- YOUR GOAL
Go through the data and copy every line exactly, but not the images.

- SUPPLIED MATERIAL
════════
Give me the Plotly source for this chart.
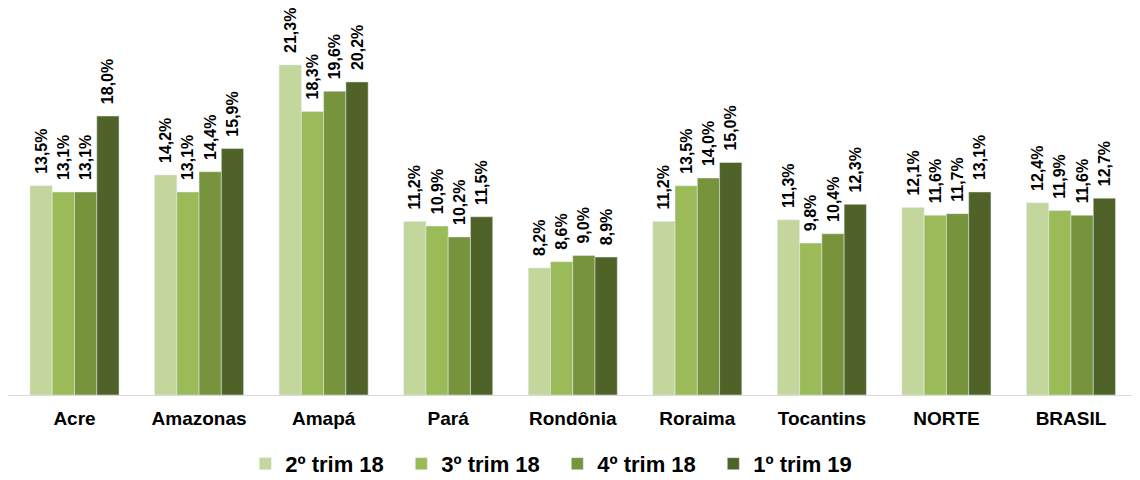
import plotly.graph_objects as go

categorias = ["Acre", "Amazonas", "Amapá", "Pará", "Rondônia", "Roraima", "Tocantins", "NORTE", "BRASIL"]
series = ["2º trim 18", "3º trim 18", "4º trim 18", "1º trim 19"]
trim2_18 = [13.5, 14.2, 21.3, 11.2, 8.2, 11.2, 11.3, 12.1, 12.4]
trim3_18 = [13.1, 13.1, 18.3, 10.9, 8.6, 13.5, 9.8, 11.6, 11.9]
trim4_18 = [13.1, 14.4, 19.6, 10.2, 9.0, 14.0, 10.4, 11.7, 11.6]
trim1_19 = [18.0, 15.9, 20.2, 11.5, 8.9, 15.0, 12.3, 13.1, 12.7]
valores = [trim2_18, trim3_18, trim4_18, trim1_19]
cores = ["#C3D69B", "#9BBB59", "#77933C", "#4F6228"]

fig = go.Figure()
for nome, vals, cor in zip(series, valores, cores):
    fig.add_trace(go.Bar(
        name=nome, x=categorias, y=vals, marker_color=cor,
        # espacos no inicio afastam o rotulo do topo da barra
        text=["\u00a0\u00a0" + f"{v:.1f}%".replace(".", ",") for v in vals],
        textposition="outside", textangle=-90, constraintext="none",
        cliponaxis=False,
        textfont=dict(family="Liberation Sans, Arial, sans-serif",
                      size=16, color="black", weight="bold"),
    ))

fig.update_layout(
    width=1140, height=480,
    margin=dict(l=0, r=10, t=0, b=93, autoexpand=False),
    barmode="group", bargap=0.285, bargroupgap=0,
    plot_bgcolor="white", paper_bgcolor="white",
    font=dict(family="Liberation Sans, Arial, sans-serif", color="black"),
    legend=dict(orientation="h", x=0.21, xanchor="left", y=-0.178, yanchor="middle",
                font=dict(size=22, weight="bold"), itemwidth=30,
                entrywidth=111, entrywidthmode="pixels"),
)
fig.update_xaxes(range=[-0.534, 8.538], showline=True, linecolor="#D9D9D9", linewidth=1,
                 tickfont=dict(size=19, weight="bold"), ticklabelstandoff=6)
fig.update_yaxes(range=[0, 24.97], visible=False)

fig.write_html("out.html")
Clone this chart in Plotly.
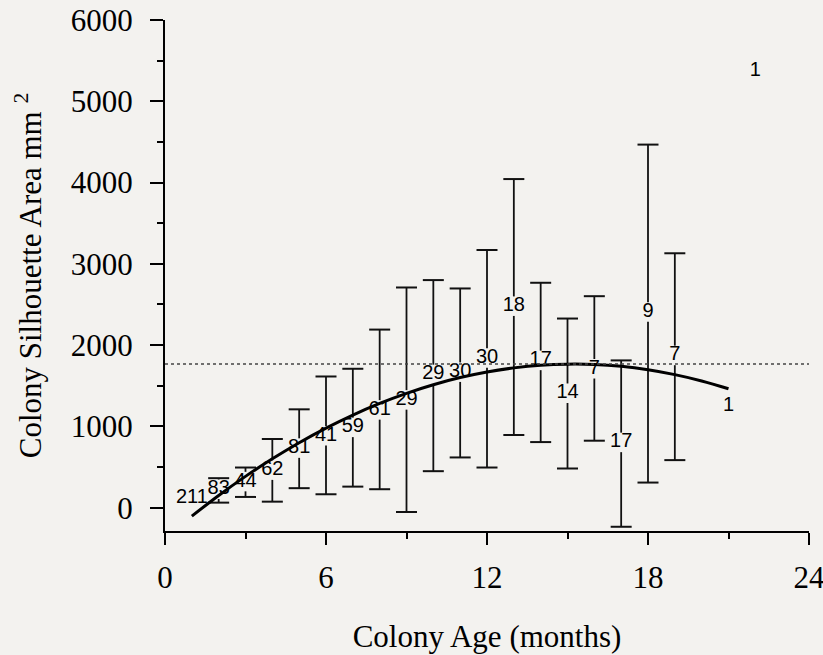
════════
- RESPONSE TO THE EXERCISE
Give me the Plotly source for this chart.
import plotly.graph_objects as go

categorias = ["Acre", "Amazonas", "Amapá", "Pará", "Rondônia", "Roraima", "Tocantins", "NORTE", "BRASIL"]
series = ["2º trim 18", "3º trim 18", "4º trim 18", "1º trim 19"]
trim2_18 = [13.5, 14.2, 21.3, 11.2, 8.2, 11.2, 11.3, 12.1, 12.4]
trim3_18 = [13.1, 13.1, 18.3, 10.9, 8.6, 13.5, 9.8, 11.6, 11.9]
trim4_18 = [13.1, 14.4, 19.6, 10.2, 9.0, 14.0, 10.4, 11.7, 11.6]
trim1_19 = [18.0, 15.9, 20.2, 11.5, 8.9, 15.0, 12.3, 13.1, 12.7]
valores = [trim2_18, trim3_18, trim4_18, trim1_19]
cores = ["#C3D69B", "#9BBB59", "#77933C", "#4F6228"]

fig = go.Figure()
for nome, vals, cor in zip(series, valores, cores):
    fig.add_trace(go.Bar(
        name=nome, x=categorias, y=vals, marker_color=cor,
        # espacos no inicio afastam o rotulo do topo da barra
        text=["\u00a0\u00a0" + f"{v:.1f}%".replace(".", ",") for v in vals],
        textposition="outside", textangle=-90, constraintext="none",
        cliponaxis=False,
        textfont=dict(family="Liberation Sans, Arial, sans-serif",
                      size=16, color="black", weight="bold"),
    ))

fig.update_layout(
    width=1140, height=480,
    margin=dict(l=0, r=10, t=0, b=93, autoexpand=False),
    barmode="group", bargap=0.285, bargroupgap=0,
    plot_bgcolor="white", paper_bgcolor="white",
    font=dict(family="Liberation Sans, Arial, sans-serif", color="black"),
    legend=dict(orientation="h", x=0.21, xanchor="left", y=-0.178, yanchor="middle",
                font=dict(size=22, weight="bold"), itemwidth=30,
                entrywidth=111, entrywidthmode="pixels"),
)
fig.update_xaxes(range=[-0.534, 8.538], showline=True, linecolor="#D9D9D9", linewidth=1,
                 tickfont=dict(size=19, weight="bold"), ticklabelstandoff=6)
fig.update_yaxes(range=[0, 24.97], visible=False)

fig.write_html("out.html")
Clone this chart in Plotly.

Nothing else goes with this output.